CS 2 Version: Intermediate.
- Real data
- Simple algorithm achieves compelling results
- No special external libraries or software
- Introduce data science early in the curriculum
- Very extensible
The naive sentiment analysis algorithm works well-enough, though it has limitations. Off the shelf, its false positive rate isn't great, but this can be fixed by simply adjusting the cutoff for which scores count as negative and which count as positive (by default, we use a cutoff of 2 since this is the score of a neutral review).
- Requires some string tokenizing for scoring more than a single word at a time. For the CS 1 version, we didn't want to get into at this point in the semester, so we had them score phrases by averaging scores from a file with one word per line. This obviously isn't quite as rewarding as a program that can score text in live dialogue with a user. In the CS 2 version, we used some hacky tokenization, though this could be extended to use better available libraries.
- CS 1 Version: in order to avoid using more advanced data structures, student programs will have to read through the same file many times in a given run which is inefficient (but still not too bad). It can be improved by storing the data in an array, list, or dictionary.
Two versions of the assignments are given targeting different levels and concepts.
Each assignment contains several optional parts depending on which programming concepts need to be emphasized.
- We have used it in Java, Python, and C++ classes at different points in the semester depending on whether or not we wanted to store the data in some kind of data structure.
Challenge students to improve on the naive algorithm, test their results using separate validation data, and compete for best results on an unlabeled test set
Improve results with simple ideas: make it case insensitive, remove stop words (common words that don't carry much meaning), etc.
Visualize words and phrases based on sentiment
This assignment uses movie reviews from the Rotten Tomatoes database to do some simple sentiment analysis. Students will write programs that use the review text and a manually labeled review score to automatically learn how negative or positive the connotations of a particular word are. This can then be used to predict the sentiment of new text with reasonably good results.
For example, student programs will be able to read text like this:
The film was a breath of fresh air.
and predict that it is a positive review while predicting negative sentiment for text like this:
It made me want to poke out my eyeballs.
The data (with some pre-processing from us) is from a Sentiment Analysis project at Stanford (which used a much more sophisticated algorithm) and has been used for a Kaggle machine learning competition.
We have provided two examples of projects based on this idea that we have used in a CS 1 course and a CS 2 course, though there are many extensions that could be made for these or other higher-level courses.
- Movie review data file.

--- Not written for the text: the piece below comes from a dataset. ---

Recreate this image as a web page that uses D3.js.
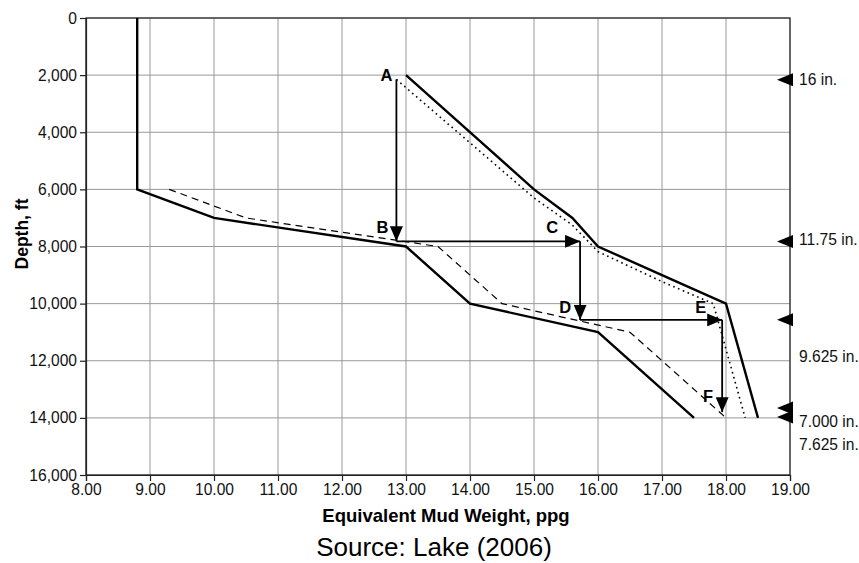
<!DOCTYPE html>
<html>
<head>
<meta charset="utf-8">
<script src="https://cdn.jsdelivr.net/npm/d3@7"></script>
<style>
  body { margin: 0; background: #fff; }
  text { font-family: "Liberation Sans", Arial, sans-serif; }
</style>
</head>
<body>
<svg width="859" height="563"></svg>
<script>
// ticks
const xTicks = [8, 9, 10, 11, 12, 13, 14, 15, 16, 17, 18, 19];
const yTicks = [0, 2000, 4000, 6000, 8000, 10000, 12000, 14000, 16000];

// pore pressure (solid, left)
const poreMW    = [8.8, 8.8, 10.0, 13.0, 14.0, 16.0, 17.5];
const poreDepth = [0, 6000, 7000, 8000, 10000, 11000, 14000];
// pore pressure + trip margin (dashed)
const tripMW    = [9.3, 10.5, 13.5, 14.5, 16.5, 18.0];
const tripDepth = [6000, 7000, 8000, 10000, 11000, 14000];
// fracture gradient (solid, right)
const fracMW    = [13.0, 15.0, 15.6, 16.0, 17.0, 18.0, 18.5];
const fracDepth = [2000, 6000, 7000, 8000, 9000, 10000, 14000];
// fracture gradient - kick margin (dotted)
const kickMW    = [12.85, 15.0, 15.6, 16.0, 17.0, 17.8, 18.3];
const kickDepth = [2150, 6300, 7250, 8180, 9230, 10000, 14000];

// design path A..F
const pathLetters = ["A", "B", "C", "D", "E", "F"];
const pathMW      = [12.85, 12.85, 15.72, 15.72, 17.94, 17.94];
const pathDepth   = [2150, 7820, 7820, 10570, 10570, 13800];

// casing seats
const seatDepth   = [2160, 7825, 10567, 13650, 13965];
const casingNames = ["16 in.", "11.75 in.", "9.625 in.", "7.000 in.", "7.625 in."];
const casingDepth = [2160, 7765, 11853, 14130, 14946];

const svg = d3.select("svg");
const x = d3.scaleLinear().domain([8, 19]).range([86, 790]);
const y = d3.scaleLinear().domain([0, 16000]).range([18, 475]);

// grid
svg.append("g").selectAll("line").data(xTicks).enter().append("line")
  .attr("x1", d => x(d)).attr("x2", d => x(d))
  .attr("y1", y(0)).attr("y2", y(16000))
  .attr("stroke", "#999").attr("stroke-width", 1);
svg.append("g").selectAll("line").data(yTicks).enter().append("line")
  .attr("x1", x(8)).attr("x2", x(19))
  .attr("y1", d => y(d)).attr("y2", d => y(d))
  .attr("stroke", "#999").attr("stroke-width", 1);

svg.append("rect")
  .attr("x", x(8)).attr("y", y(0))
  .attr("width", x(19) - x(8)).attr("height", y(16000) - y(0))
  .attr("fill", "none").attr("stroke", "#222").attr("stroke-width", 1.2);

// axes
let yAxis = svg.append("g").attr("transform", `translate(${x(8)},0)`)
  .call(d3.axisLeft(y).tickValues(yTicks).tickSize(6).tickPadding(3)
    .tickFormat(d => d3.format(",")(d)));
let xAxis = svg.append("g").attr("transform", `translate(0,${y(16000)})`)
  .call(d3.axisBottom(x).tickValues(xTicks).tickSize(6).tickPadding(3)
    .tickFormat(d3.format(".2f")));
[xAxis, yAxis].forEach(g => {
  g.selectAll("path, line").attr("stroke", "#222").attr("stroke-width", 1.2);
  g.selectAll("text").attr("font-size", 15.6).attr("fill", "#111")
    .style("font-family", "'Liberation Sans', Arial, sans-serif");
});

// curves
const line = d3.line().x(d => x(d[0])).y(d => y(d[1]));
function curve(mw, depth, width, dash) {
  svg.append("path")
    .attr("d", line(d3.zip(mw, depth)))
    .attr("fill", "none").attr("stroke", "#000")
    .attr("stroke-width", width)
    .attr("stroke-dasharray", dash)
    .attr("stroke-linejoin", "miter");
}
curve(poreMW, poreDepth, 2.4, null);
curve(tripMW, tripDepth, 1.2, "7,5");
curve(fracMW, fracDepth, 2.4, null);
curve(kickMW, kickDepth, 1.6, "1.6,3.6");

// arrows
svg.append("defs").append("marker")
  .attr("id", "head").attr("markerUnits", "userSpaceOnUse")
  .attr("viewBox", "0 0 15 13").attr("refX", 15).attr("refY", 6.5)
  .attr("markerWidth", 15).attr("markerHeight", 13).attr("orient", "auto")
  .append("path").attr("d", "M0,0L15,6.5L0,13Z").attr("fill", "#000");

const pts = d3.zip(pathMW, pathDepth);
svg.append("g").selectAll("line").data(d3.pairs(pts)).enter().append("line")
  .attr("x1", d => x(d[0][0])).attr("y1", d => y(d[0][1]))
  .attr("x2", d => x(d[1][0])).attr("y2", d => y(d[1][1]))
  .attr("stroke", "#000").attr("stroke-width", 1.8)
  .attr("marker-end", "url(#head)");

const letterShift = [[-4, 2], [-8, -8], [-22, -8], [-9, -7], [-16, -7], [-9, -10]];
svg.append("g").selectAll("text").data(pts).enter().append("text")
  .attr("x", (d, i) => x(d[0]) + letterShift[i][0])
  .attr("y", (d, i) => y(d[1]) + letterShift[i][1])
  .attr("text-anchor", "end")
  .attr("font-size", 16.5).attr("font-weight", "bold")
  .text((d, i) => pathLetters[i]);

// casing markers
svg.append("g").selectAll("path").data(seatDepth).enter().append("path")
  .attr("transform", d => `translate(${x(19)},${y(d)})`)
  .attr("d", "M-13,0L3,-6.5L3,6.5Z").attr("fill", "#000");
svg.append("g").selectAll("text").data(casingNames).enter().append("text")
  .attr("x", x(19) + 9)
  .attr("y", (d, i) => y(casingDepth[i]))
  .attr("dy", "0.35em").attr("font-size", 15.6).attr("fill", "#111")
  .text(d => d);

// titles
svg.append("text")
  .attr("transform", `translate(28,234) rotate(-90)`)
  .attr("text-anchor", "middle").attr("font-size", 17.5).attr("font-weight", "bold")
  .text("Depth, ft");
svg.append("text")
  .attr("x", 446).attr("y", 522)
  .attr("text-anchor", "middle").attr("font-size", 18.5).attr("font-weight", "bold")
  .text("Equivalent Mud Weight, ppg");
svg.append("text")
  .attr("x", 434).attr("y", 556)
  .attr("text-anchor", "middle").attr("font-size", 26)
  .text("Source: Lake (2006)");
</script>
</body>
</html>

We removed all of the partial reviews from the Kaggle data and reformatted it to make it a little easier for students to read into their programs.
CS 1 Assignment Handout. In this assignment, students use the data to determine the sentiment of individual words and practice common early CS 1 concepts like control structures, file I/O, accumulators/counters, min/max algorithm, and methods.

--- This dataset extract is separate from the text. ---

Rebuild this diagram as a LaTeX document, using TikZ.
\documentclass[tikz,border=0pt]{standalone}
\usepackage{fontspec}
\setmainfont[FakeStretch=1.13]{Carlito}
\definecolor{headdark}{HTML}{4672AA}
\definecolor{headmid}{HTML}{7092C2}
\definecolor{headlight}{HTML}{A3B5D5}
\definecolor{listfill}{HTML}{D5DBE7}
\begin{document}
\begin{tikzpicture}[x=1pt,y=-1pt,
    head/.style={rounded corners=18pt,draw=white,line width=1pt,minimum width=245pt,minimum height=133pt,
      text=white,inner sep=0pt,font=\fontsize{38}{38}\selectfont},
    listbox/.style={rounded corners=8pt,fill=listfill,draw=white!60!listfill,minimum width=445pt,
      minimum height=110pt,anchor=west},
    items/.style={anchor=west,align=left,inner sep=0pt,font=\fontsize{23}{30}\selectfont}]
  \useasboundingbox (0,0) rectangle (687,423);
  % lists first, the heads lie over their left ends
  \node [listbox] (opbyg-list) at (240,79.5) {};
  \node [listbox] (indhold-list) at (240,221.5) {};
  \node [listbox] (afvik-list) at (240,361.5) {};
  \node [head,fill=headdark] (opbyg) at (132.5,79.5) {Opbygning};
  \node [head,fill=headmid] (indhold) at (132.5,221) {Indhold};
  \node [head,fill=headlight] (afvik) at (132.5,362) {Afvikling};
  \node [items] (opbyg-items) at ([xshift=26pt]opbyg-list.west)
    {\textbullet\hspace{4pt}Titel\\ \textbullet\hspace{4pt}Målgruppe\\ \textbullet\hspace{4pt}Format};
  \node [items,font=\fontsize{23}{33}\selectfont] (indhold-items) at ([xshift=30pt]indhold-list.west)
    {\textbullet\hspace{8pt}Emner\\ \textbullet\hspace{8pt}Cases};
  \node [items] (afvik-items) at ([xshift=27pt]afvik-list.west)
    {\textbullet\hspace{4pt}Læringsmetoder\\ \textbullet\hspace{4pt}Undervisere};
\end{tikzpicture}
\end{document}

CS 1 Starter Code. This code shows how to read the different fields of the movie review data and search for words within reviews. This is short and can be developed live with students or given ahead of time.
CS 2 Assignment Handout. In this assignment, students predict the sentiment of larger pieces of text. The assignment requires appropriate data structures (e.g. hash tables, custom classes) to increase the search speed and reduce the need for excessive file access.
CS 2 Starter Code. This code shows how to read the movie review data. It also provides the .h files for the custom class and hash table functions that need to be implemented.